Quando senti que o projeto era reconhecido, foi possível continuar a trabalhar, com o mesmo espírito, mas sem uma faca nos dentes, e então veio a leveza e a alegria.

São objetivos de vida?
São um exercício diário. É a melhor caminhada que se pode fazer. A alegria de encontrar os outros, recomeçar, fazer uma peça nova. Para mim, a alegria e a amizade são mais importantes do que o amor. Outra coisa extraordinária é a leveza de avançar sem dramatismo, assumindo as coisas boas e más, dando o nosso melhor, vendo se conseguimos. E normalmente conseguimos.
 Maria do Céu Guerra podia ter sido silvicultora ou trabalhado ligada ao mar, que adora. Escolheu o teatro, que lhe dá tudo. «Porque me dá a fantasia»

A saúde é uma preocupação?
Nunca foi, mas sempre fui cerimoniosa com o excesso, na alimentação, na bebida, nos convívios. Sou uma pessoa moderada, só tenho um vício: fumar. Deito-me tarde, gosto de ficar a ler ou tomar um copo com amigos, mas durmo lindamente. O meu dormir é um ato de vontade.

O que lhe traz equilíbrio emocional?
É aquilo a que mais aspiro, nem sempre consigo. Dá-me tranquilidade ficar em casa a pesquisar o que me falta saber sobre isto ou aquilo. Distraio-me muito com a vida que escolhi, os projetos em que vou trabalhar. Também gosto de fazer uma sesta, as preocupações desaparecem com o descanso. O sono, a água, essa coisa maravilhosa de tomar um copo de água antes de dormir e outro ao acordar, são coisas que me fazem bem.

 


Tem a “sua” farmácia?
Sim, e é uma das coisas que faz do meu um bairro especial. É uma farmácia extraordinária, tem cuidados com a população da zona. Se estou constipada, dizem: «Não venha, que vamos aí entregar!».

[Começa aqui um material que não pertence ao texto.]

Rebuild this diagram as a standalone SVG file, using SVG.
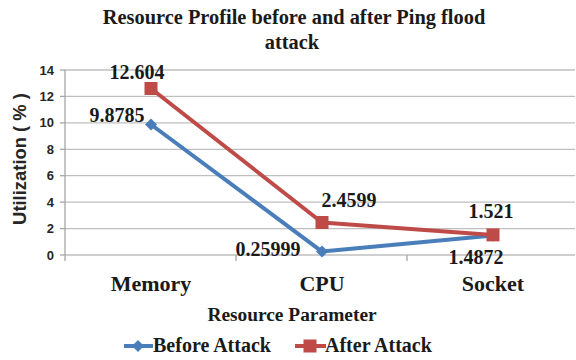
<svg xmlns="http://www.w3.org/2000/svg" width="576" height="360" viewBox="0 0 576 360">
<style>
.grid{stroke:#bfbfbf;stroke-width:1.3}
.axis{stroke:#a6a6a6;stroke-width:1.3}
.tick{font-family:"Liberation Sans",Arial,sans-serif;font-weight:bold;font-size:13px;fill:#262626;text-anchor:end}
.serif{font-family:"Liberation Serif","Times New Roman",serif;font-weight:bold;fill:#1a1a1a}
.lbl{font-size:20px;text-anchor:middle}
.blue{stroke:#4a7ebb;stroke-width:4;fill:none;stroke-linejoin:round}
.red{stroke:#be4b48;stroke-width:4;fill:none;stroke-linejoin:round}
</style>
<defs>
<rect id="sq" x="-6.5" y="-6.5" width="13" height="13" fill="#be4b48"/>
<path id="dm" d="M0,-6 L6,0 L0,6 L-6,0 Z" fill="#4a7ebb"/>
</defs>
<rect width="576" height="360" fill="#ffffff"/>
<g id="title" class="serif" font-size="20.4" text-anchor="middle">
<text x="294" y="24">Resource Profile before and after Ping flood</text>
<text x="292" y="49">attack</text>
</g>
<g id="gridlines">
<line class="grid" x1="65" y1="70" x2="575" y2="70"/>
<line class="grid" x1="65" y1="96.4" x2="575" y2="96.4"/>
<line class="grid" x1="65" y1="122.9" x2="575" y2="122.9"/>
<line class="grid" x1="65" y1="149.3" x2="575" y2="149.3"/>
<line class="grid" x1="65" y1="175.7" x2="575" y2="175.7"/>
<line class="grid" x1="65" y1="202.1" x2="575" y2="202.1"/>
<line class="grid" x1="65" y1="228.6" x2="575" y2="228.6"/>
<line class="grid" x1="65" y1="255" x2="575" y2="255"/>
</g>
<g id="axes">
<line class="axis" x1="65" y1="70" x2="65" y2="261"/>
<line class="axis" x1="60" y1="70" x2="65" y2="70"/>
<line class="axis" x1="60" y1="96.4" x2="65" y2="96.4"/>
<line class="axis" x1="60" y1="122.9" x2="65" y2="122.9"/>
<line class="axis" x1="60" y1="149.3" x2="65" y2="149.3"/>
<line class="axis" x1="60" y1="175.7" x2="65" y2="175.7"/>
<line class="axis" x1="60" y1="202.1" x2="65" y2="202.1"/>
<line class="axis" x1="60" y1="228.6" x2="65" y2="228.6"/>
<line class="axis" x1="60" y1="255" x2="65" y2="255"/>
<line class="axis" x1="236" y1="255" x2="236" y2="261"/>
<line class="axis" x1="407" y1="255" x2="407" y2="261"/>
</g>
<g id="yticks" class="tick">
<text x="54" y="75">14</text>
<text x="54" y="101">12</text>
<text x="54" y="127">10</text>
<text x="54" y="154">8</text>
<text x="54" y="180">6</text>
<text x="54" y="207">4</text>
<text x="54" y="233">2</text>
<text x="54" y="260">0</text>
</g>
<text id="ytitle" transform="translate(26,159) rotate(-90)" font-family="'Liberation Sans',Arial,sans-serif" font-weight="bold" font-size="18.4" fill="#262626" text-anchor="middle">Utilization ( % )</text>
<g id="categories" class="serif" font-size="22" text-anchor="middle">
<text x="151" y="291">Memory</text>
<text x="322" y="291">CPU</text>
<text x="493" y="291">Socket</text>
</g>
<text id="xtitle" class="serif" x="292" y="321" font-size="19.4" text-anchor="middle">Resource Parameter</text>
<g id="connectors">
<polyline id="before-line" class="blue" points="151,124.5 322,251.6 493,235.4"/>
<polyline id="after-line" class="red" points="151,88.5 322,222.5 493,234.9"/>
</g>
<g id="before-markers">
<use href="#dm" x="151" y="124.5"/>
<use href="#dm" x="322" y="251.6"/>
<use href="#dm" x="493" y="235.4"/>
</g>
<g id="after-markers">
<use href="#sq" x="151" y="88.5"/>
<use href="#sq" x="322" y="222.5"/>
<use href="#sq" x="493" y="234.9"/>
</g>
<g id="datalabels" class="serif lbl">
<text x="137" y="79">12.604</text>
<text x="117" y="122">9.8785</text>
<text x="349" y="207">2.4599</text>
<text x="268" y="256">0.25999</text>
<text x="491" y="218">1.521</text>
<text x="476" y="264">1.4872</text>
</g>
<g id="legend">
<line class="blue" x1="124" y1="346" x2="153" y2="346"/>
<use href="#dm" x="138" y="346"/>
<text class="serif" x="153" y="352" font-size="20">Before Attack</text>
<line class="red" x1="295" y1="346" x2="326" y2="346"/>
<use href="#sq" x="310" y="346"/>
<text class="serif" x="325" y="352" font-size="20">After Attack</text>
</g>
</svg>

Como lida com o envelhecimento? A sua energia não condiz com a idade.
Há tantos livros na minha estante que ainda não consegui ler... Hei-de morrer a perguntar: «Porquê, para quê, para onde?». Tenho muita curiosidade. De tudo! Não consigo dormir antes de ver todos os programas de televisão que selecionei e escolher os do dia seguinte. Acho que é isso que faz com que esteja sempre pronta para recomeçar. Sinto-me muito mais aluna do que mestra.

Está longe do envelhecimento, é o que se pode concluir.
Vou morrer antes de envelhecer! [sorriso largo].